国土交通省は、大型車両を対象にした東京都心部の環状機能確保策で検討状況を明らかにした。
首都高速道路の都心環状線と八重洲線を結ぶ「東京高速道路」(KK線)の別線を地下に新設する案とKK線の構造強化案を比較。別線は都心環状線と八重洲線を最短ルートで接続するために必要な地下空間が確保可能とした。
KK線の既存橋梁を強化・拡幅する場合、路線の構造や長い工事期間によって沿線地区の商業機能やにぎわいに悪影響を及ぼす可能性があると指摘した。
地下に別線を新設する場合のルート案は、既設の八重洲線を最大限活用し、外堀通りやKK線の下を通りながら西進。新富橋と三吉橋(いずれも中央区)の間付近で地上に出る。地下鉄との干渉を回避するため、最深部は地下20メートル強となる。国交省は、地下埋設物や都心環状線(築地川区間)の大規模更新事業などの計画に考慮しながら引き続き検討する必要があるとした。
KK線は構造上大型車交通を規制している。既存橋梁を活用する場合、耐荷重を現行の20トンから25トンへと補強する必要があり、補強工事費に加え維持補修費用の増加や、工事中のKK線下の商業施設テナント(約360店舗)からの収入減などが課題とされる。
拡幅については、拡幅部を支える新たな橋脚を商業施設前面の歩道に整備するため、歩道の有効幅員が減少する。歩道上への橋脚整備を回避するには、KK線と一体構造の商業施設などを含めた全面的な造り替えが必要となる。事業期間が長期化する見通しで、周辺のにぎわいや商業機能に悪影響を及ぼす懸念がある。
大型車交通の機能確保について、検討の契機となったのは都心環状線の日本橋区間(中央区)の地下化プロジェクトだ。
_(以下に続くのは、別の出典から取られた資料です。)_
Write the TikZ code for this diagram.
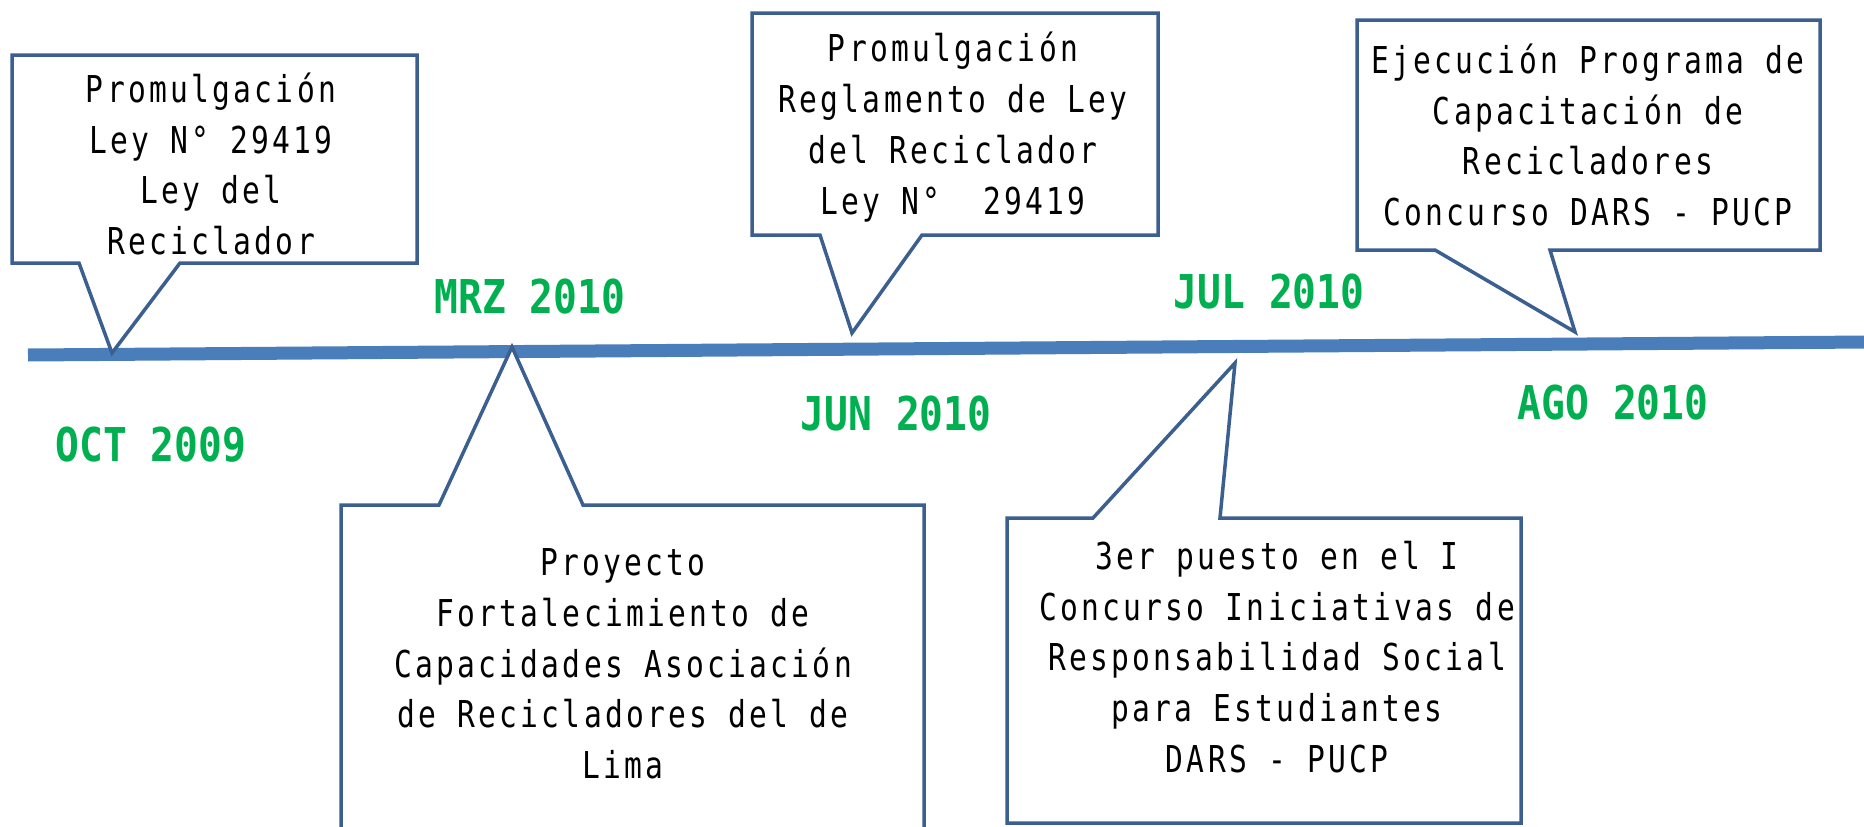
\documentclass[tikz,border=0pt]{standalone}
\usepackage{fontspec}
\setmainfont{DejaVu Sans}
\newfontfamily\boxfont[FakeStretch=0.8,LetterSpace=8.9]{DejaVu Sans Mono}
\newfontfamily\datefont[FakeStretch=0.85]{DejaVu Sans Mono}
\definecolor{tlblue}{HTML}{4A7EBB}
\definecolor{cobord}{HTML}{3B5F8F}
\definecolor{dategreen}{HTML}{00B050}
\begin{document}
\begin{tikzpicture}[x=1pt,y=-1pt,
  callout/.style={draw=cobord, line width=3.5, fill=white, line join=miter},
  txt/.style={align=center, inner sep=0, text=black, font=\boxfont\fontsize{37}{50.7}\selectfont},
  datelbl/.style={text=dategreen, inner sep=0, font=\datefont\bfseries\fontsize{46.6}{50}\selectfont}]
\clip (0,0) rectangle (1864,827);
\fill[white] (0,0) rectangle (1864,827);
% timeline
\coordinate (tl0) at (28,355);
\coordinate (tl1) at (1870,342);
\draw[tlblue, line width=13] (tl0) -- (tl1);
% callout tips
\coordinate (tipA) at (112,353);
\coordinate (tipB) at (852,333);
\coordinate (tipC) at (1575,332);
\coordinate (tipD) at (512,347);
\coordinate (tipE) at (1235,363);
% callout 1
\draw[callout] (12,55) -- (417,55) -- (417,263) -- (180,263) -- (tipA) -- (79,263) -- (12,263) -- cycle;
% callout 2
\draw[callout] (752,13) -- (1158,13) -- (1158,235) -- (922,235) -- (tipB) -- (820,235) -- (752,235) -- cycle;
% callout 3
\draw[callout] (1357,20) -- (1820,20) -- (1820,250) -- (1550,250) -- (tipC) -- (1435,250) -- (1357,250) -- cycle;
% callout 4
\draw[callout] (341,505) -- (439,505) -- (tipD) -- (583,505) -- (924,505) -- (924,850) -- (341,850) -- cycle;
% callout 5
\draw[callout] (1007,518) -- (1093,518) -- (tipE) -- (1220,518) -- (1521,518) -- (1521,823) -- (1007,823) -- cycle;
% texts
\node[txt] (t1) at (211,164) {Promulgación\\Ley N° 29419\\Ley del\\Reciclador};
\node[txt] (t2) at (953,127) {Promulgación\\Reglamento de Ley\\del Reciclador\\Ley N°\ \ 29419};
\node[txt] (t3) at (1588,135) {Ejecución Programa de\\Capacitación de\\Recicladores\\Concurso DARS - PUCP};
\node[txt] (t4) at (623,664) {Proyecto\\Fortalecimiento de\\Capacidades Asociación\\de Recicladores del de\\Lima};
\node[txt] (t5) at (1277,657) {3er puesto en el I\\Concurso Iniciativas de\\Responsabilidad Social\\para Estudiantes\\DARS - PUCP};
% dates
\node[datelbl] (d1) at (151,445) {OCT 2009};
\node[datelbl] (d2) at (530,297) {MRZ 2010};
\node[datelbl] (d3) at (896,414) {JUN 2010};
\node[datelbl] (d4) at (1269,292) {JUL 2010};
\node[datelbl] (d5) at (1613,403) {AGO 2010};
\end{tikzpicture}
\end{document}
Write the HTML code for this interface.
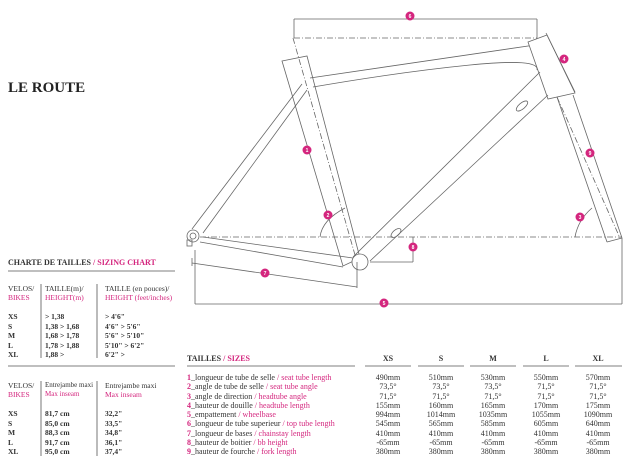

同プロジェクトが始動すると、日本橋区間から都心環状線を通って汐留(港区)方面に向かう場合、江戸橋ジャンクション(JCT、中央区)を経由するルートが使用できなくなり、八重洲線やKK線を通行することになる。
KK線は八重洲線を介して1日当たり約8000台(うち大型車は約2000台)程度交通量が増加する見込み。その場合、舗装やジョイントなどの補修頻度が増加し、維持補修費用の増幅が予想される。そのため、KK線の構造強化と別線の新設の両面で機能確保策を検討することにした。